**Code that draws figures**
-------

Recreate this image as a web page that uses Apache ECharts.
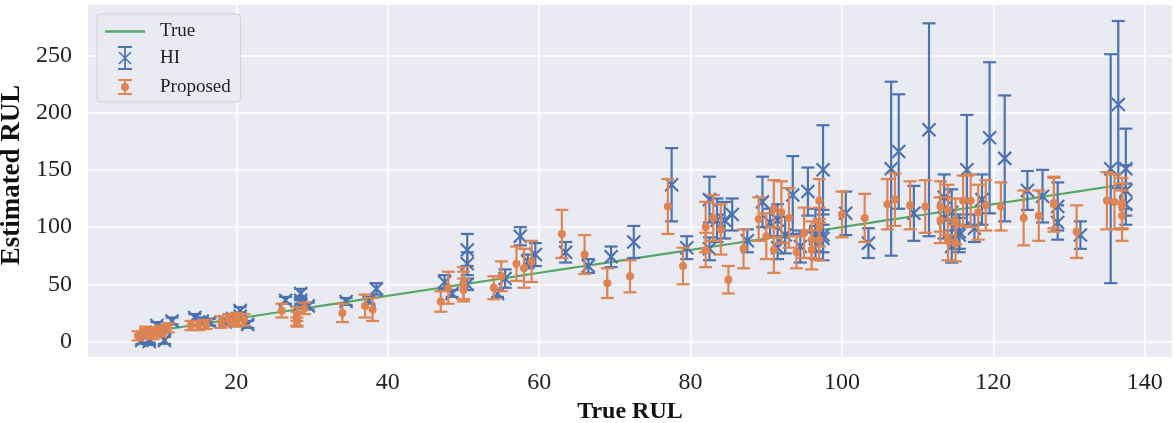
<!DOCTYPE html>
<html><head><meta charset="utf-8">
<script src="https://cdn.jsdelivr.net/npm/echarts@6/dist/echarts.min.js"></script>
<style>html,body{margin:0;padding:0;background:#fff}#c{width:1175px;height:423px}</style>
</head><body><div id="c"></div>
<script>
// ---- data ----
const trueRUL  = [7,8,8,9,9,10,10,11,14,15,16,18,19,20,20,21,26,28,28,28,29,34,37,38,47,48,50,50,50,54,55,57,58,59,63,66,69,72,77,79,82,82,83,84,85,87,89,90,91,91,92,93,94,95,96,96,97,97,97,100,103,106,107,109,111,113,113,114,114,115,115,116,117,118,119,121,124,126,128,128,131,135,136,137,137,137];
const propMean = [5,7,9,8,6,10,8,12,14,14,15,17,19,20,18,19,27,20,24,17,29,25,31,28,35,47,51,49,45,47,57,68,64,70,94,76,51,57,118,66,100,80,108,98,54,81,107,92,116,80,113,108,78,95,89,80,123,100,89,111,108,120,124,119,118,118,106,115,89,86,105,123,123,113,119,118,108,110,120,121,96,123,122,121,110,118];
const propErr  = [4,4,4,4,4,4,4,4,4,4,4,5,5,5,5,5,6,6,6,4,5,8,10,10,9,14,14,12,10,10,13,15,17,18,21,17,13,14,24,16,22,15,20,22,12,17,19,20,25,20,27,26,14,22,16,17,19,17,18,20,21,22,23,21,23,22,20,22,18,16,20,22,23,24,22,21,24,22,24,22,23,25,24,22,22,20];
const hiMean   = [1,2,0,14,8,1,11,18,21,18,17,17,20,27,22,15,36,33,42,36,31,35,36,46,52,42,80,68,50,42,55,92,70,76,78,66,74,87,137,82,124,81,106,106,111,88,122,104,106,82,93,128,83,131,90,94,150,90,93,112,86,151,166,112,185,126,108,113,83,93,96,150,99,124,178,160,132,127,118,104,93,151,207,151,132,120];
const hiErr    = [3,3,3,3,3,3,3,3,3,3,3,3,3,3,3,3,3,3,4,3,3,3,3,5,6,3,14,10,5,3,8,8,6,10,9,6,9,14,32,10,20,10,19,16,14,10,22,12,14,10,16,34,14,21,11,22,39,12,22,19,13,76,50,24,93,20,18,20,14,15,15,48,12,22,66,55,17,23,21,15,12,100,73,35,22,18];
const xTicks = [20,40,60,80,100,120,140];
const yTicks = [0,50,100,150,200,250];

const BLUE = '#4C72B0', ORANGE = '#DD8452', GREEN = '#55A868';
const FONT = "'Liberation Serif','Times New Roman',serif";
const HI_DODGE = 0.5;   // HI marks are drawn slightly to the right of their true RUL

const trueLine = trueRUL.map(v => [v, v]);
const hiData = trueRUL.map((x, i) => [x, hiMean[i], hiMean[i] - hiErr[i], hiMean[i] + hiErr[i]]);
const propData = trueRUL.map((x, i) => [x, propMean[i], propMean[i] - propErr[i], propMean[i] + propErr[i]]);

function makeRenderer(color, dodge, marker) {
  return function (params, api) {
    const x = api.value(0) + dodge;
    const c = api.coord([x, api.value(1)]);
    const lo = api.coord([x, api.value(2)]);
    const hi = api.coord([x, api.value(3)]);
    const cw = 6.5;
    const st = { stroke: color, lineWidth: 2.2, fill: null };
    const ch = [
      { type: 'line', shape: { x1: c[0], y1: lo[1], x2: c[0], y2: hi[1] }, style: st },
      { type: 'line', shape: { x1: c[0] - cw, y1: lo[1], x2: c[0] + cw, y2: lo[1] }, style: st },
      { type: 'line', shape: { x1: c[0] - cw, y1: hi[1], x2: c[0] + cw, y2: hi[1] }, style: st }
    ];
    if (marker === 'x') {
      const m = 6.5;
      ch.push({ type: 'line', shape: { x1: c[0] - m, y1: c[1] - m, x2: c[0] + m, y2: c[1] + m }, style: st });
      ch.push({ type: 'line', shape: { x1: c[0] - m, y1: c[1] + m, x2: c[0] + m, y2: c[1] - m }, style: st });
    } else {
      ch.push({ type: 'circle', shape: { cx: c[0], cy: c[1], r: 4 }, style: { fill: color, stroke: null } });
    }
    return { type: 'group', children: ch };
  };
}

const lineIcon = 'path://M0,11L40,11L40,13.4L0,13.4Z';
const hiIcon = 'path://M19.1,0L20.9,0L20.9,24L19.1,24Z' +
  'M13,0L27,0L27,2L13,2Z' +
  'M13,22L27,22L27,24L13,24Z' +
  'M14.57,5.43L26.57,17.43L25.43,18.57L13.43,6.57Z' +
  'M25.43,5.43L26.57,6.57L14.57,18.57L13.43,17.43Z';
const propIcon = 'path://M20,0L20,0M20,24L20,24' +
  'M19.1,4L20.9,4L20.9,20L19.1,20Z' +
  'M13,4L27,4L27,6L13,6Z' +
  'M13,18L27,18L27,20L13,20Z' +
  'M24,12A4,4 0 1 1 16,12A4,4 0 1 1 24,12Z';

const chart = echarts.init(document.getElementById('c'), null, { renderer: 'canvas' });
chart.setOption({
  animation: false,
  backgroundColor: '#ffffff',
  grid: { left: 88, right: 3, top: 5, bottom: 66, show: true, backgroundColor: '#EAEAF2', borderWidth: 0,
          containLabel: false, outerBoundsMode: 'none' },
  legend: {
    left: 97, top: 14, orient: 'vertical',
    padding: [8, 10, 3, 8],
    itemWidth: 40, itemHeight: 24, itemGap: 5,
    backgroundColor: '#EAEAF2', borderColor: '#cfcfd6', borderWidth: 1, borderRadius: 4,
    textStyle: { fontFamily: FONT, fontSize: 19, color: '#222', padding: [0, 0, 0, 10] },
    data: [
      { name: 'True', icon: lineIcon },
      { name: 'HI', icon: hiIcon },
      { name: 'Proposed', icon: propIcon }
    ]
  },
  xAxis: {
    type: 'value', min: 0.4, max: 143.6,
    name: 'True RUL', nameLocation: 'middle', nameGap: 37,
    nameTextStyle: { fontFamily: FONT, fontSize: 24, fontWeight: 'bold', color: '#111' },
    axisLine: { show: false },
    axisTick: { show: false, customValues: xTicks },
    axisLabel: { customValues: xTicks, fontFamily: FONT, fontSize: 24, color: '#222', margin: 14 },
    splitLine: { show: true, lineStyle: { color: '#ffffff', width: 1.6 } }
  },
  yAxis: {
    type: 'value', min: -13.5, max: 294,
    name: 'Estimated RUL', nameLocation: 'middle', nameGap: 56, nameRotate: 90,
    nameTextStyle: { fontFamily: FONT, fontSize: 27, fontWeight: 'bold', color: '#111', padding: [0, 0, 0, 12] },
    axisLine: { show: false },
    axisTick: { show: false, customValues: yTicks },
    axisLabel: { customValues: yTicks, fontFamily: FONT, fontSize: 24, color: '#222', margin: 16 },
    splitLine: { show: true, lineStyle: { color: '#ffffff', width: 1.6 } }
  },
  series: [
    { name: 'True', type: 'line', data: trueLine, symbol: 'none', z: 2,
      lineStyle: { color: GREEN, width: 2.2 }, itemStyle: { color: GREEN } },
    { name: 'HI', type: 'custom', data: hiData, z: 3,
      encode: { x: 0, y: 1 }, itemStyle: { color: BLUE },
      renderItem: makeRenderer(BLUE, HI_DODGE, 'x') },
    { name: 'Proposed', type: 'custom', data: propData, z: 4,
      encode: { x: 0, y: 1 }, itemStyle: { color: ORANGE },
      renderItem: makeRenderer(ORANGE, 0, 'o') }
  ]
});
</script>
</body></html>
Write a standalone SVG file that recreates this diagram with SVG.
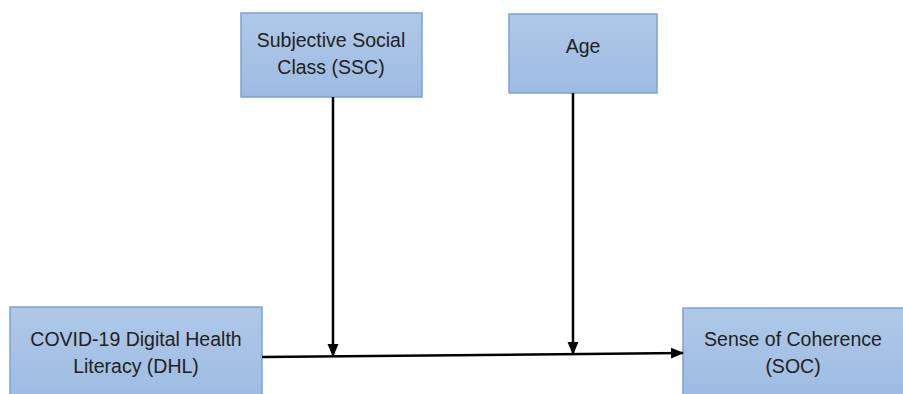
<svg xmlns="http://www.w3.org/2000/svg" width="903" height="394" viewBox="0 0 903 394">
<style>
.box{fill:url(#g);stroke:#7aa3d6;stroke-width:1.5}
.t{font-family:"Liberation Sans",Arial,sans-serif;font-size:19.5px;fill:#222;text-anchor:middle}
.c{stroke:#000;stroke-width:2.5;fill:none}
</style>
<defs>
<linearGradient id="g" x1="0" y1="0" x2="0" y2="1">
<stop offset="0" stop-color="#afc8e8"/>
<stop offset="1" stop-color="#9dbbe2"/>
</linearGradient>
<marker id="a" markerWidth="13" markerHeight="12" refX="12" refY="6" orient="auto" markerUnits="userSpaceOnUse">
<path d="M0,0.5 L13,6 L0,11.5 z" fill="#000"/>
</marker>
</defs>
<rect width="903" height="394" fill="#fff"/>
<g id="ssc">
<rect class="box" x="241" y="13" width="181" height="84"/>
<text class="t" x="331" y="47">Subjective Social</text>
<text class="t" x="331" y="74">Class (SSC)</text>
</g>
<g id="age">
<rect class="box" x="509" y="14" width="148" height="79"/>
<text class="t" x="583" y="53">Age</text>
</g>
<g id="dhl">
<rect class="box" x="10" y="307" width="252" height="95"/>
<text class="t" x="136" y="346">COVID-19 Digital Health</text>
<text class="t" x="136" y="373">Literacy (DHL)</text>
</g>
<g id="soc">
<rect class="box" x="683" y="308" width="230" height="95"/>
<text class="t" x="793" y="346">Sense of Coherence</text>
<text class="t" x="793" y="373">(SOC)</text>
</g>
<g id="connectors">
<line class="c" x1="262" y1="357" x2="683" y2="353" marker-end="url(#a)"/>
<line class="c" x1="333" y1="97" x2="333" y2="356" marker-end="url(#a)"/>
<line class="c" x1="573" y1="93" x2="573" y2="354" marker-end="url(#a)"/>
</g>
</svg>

-------

**Task statement**
Repeat verbatim the range of lines that opens at the line containing "Write a standalone" and closes at the last line of the entries, excluding all pictures.

**Task response**
Write a standalone SVG file that recreates this diagram with SVG.
<svg xmlns="http://www.w3.org/2000/svg" width="903" height="394" viewBox="0 0 903 394">
<style>
.box{fill:url(#g);stroke:#7aa3d6;stroke-width:1.5}
.t{font-family:"Liberation Sans",Arial,sans-serif;font-size:19.5px;fill:#222;text-anchor:middle}
.c{stroke:#000;stroke-width:2.5;fill:none}
</style>
<defs>
<linearGradient id="g" x1="0" y1="0" x2="0" y2="1">
<stop offset="0" stop-color="#afc8e8"/>
<stop offset="1" stop-color="#9dbbe2"/>
</linearGradient>
<marker id="a" markerWidth="13" markerHeight="12" refX="12" refY="6" orient="auto" markerUnits="userSpaceOnUse">
<path d="M0,0.5 L13,6 L0,11.5 z" fill="#000"/>
</marker>
</defs>
<rect width="903" height="394" fill="#fff"/>
<g id="ssc">
<rect class="box" x="241" y="13" width="181" height="84"/>
<text class="t" x="331" y="47">Subjective Social</text>
<text class="t" x="331" y="74">Class (SSC)</text>
</g>
<g id="age">
<rect class="box" x="509" y="14" width="148" height="79"/>
<text class="t" x="583" y="53">Age</text>
</g>
<g id="dhl">
<rect class="box" x="10" y="307" width="252" height="95"/>
<text class="t" x="136" y="346">COVID-19 Digital Health</text>
<text class="t" x="136" y="373">Literacy (DHL)</text>
</g>
<g id="soc">
<rect class="box" x="683" y="308" width="230" height="95"/>
<text class="t" x="793" y="346">Sense of Coherence</text>
<text class="t" x="793" y="373">(SOC)</text>
</g>
<g id="connectors">
<line class="c" x1="262" y1="357" x2="683" y2="353" marker-end="url(#a)"/>
<line class="c" x1="333" y1="97" x2="333" y2="356" marker-end="url(#a)"/>
<line class="c" x1="573" y1="93" x2="573" y2="354" marker-end="url(#a)"/>
</g>
</svg>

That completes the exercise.